Sales trainees enter a formal Career Development Programme (CDP) established by the company to ensure that everyone gets the opportunities best suited to their talents.
Most people complete the programme within 18 months. Salaries for trainees are reviewed four times in the first year and a half, after four, eight, 12 and 18 months.
A programme of regular training is a strong feature of joining Haymarket. This comes in three forms:
- centrally organised training in the different skills required to become proficient
- on-the-job training in these skills in real sales situations, given by the trainees' managers
- regular team training, again by managers, on specifics of the market, the magazine and its rivals.

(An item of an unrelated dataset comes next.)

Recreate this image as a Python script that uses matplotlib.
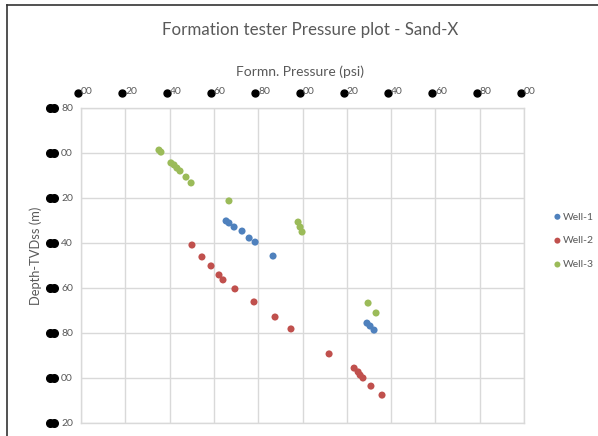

Haymarket runs a structured 18-month induction programme, which includes the following training courses:
- Sales Induction
- Introduction to publishing
- Series Selling
- Negoiatation skills
- Face to Face selling
- Time Management
- Objection handling masterclass
- Advance selling strategies
From 9 months to 18 months a choice of 8 specialist courses.
Feedback on progress
Thorough, detailed feedback on progress from managers is essential for anyone attempting to master new skills. Sales trainees receive three extensive appraisals in their first year, covering strengths and highlighting areas which need more attention in the future. In the second year there will be two appraisals, and after that appraisals will occur at least once a year.
Haymarket recruits people who can work across a variety of markets. It is ensured that sales people have wide experience of working on different publications so no recruit gets stuck in a rut. Managers are very conscientious about the career development of staff. As a minimum, everyone is guaranteed a change of job by the time they begin their second year with the company - and mostly these changes come much sooner than that.
A change of job will not always mean a change of magazine, but it will bring a change of responsibilities.
Everyone who joins Haymarket's sales teams has to meet specific targets which are clear and measurable. Each individual's target is different because it is based on the different magazine sales plans - which in turn are affected by market conditions and the competition.
The targets may be based on achieving a certain revenue, selling a certain volume of advertising, achieving specific advertising rates, obtaining a defined share of a market or a combination of these.
Sales executives will be expected to achieve a minimum financial contribution to the sales target and a minimum number of sales calls or visits. Performance on key courses will be assessed and feedback given to manager and trainee to ensure that newly acquired skills can be put into practice. Performance is also measured through magazine knowledge, attendance and attitude to work.
After 18 months
By the end of your first year and half you have the option to pursue the 'super' sales route or people management. Both career paths offer new challenges and responsibilities.
As a people manager you will be offered training on a wide range of areas, from motivational management to recruitment and selection.
As a senior salesperson you can expect further training on new areas of responsibility, such as presenting to groups and advanced negotiation.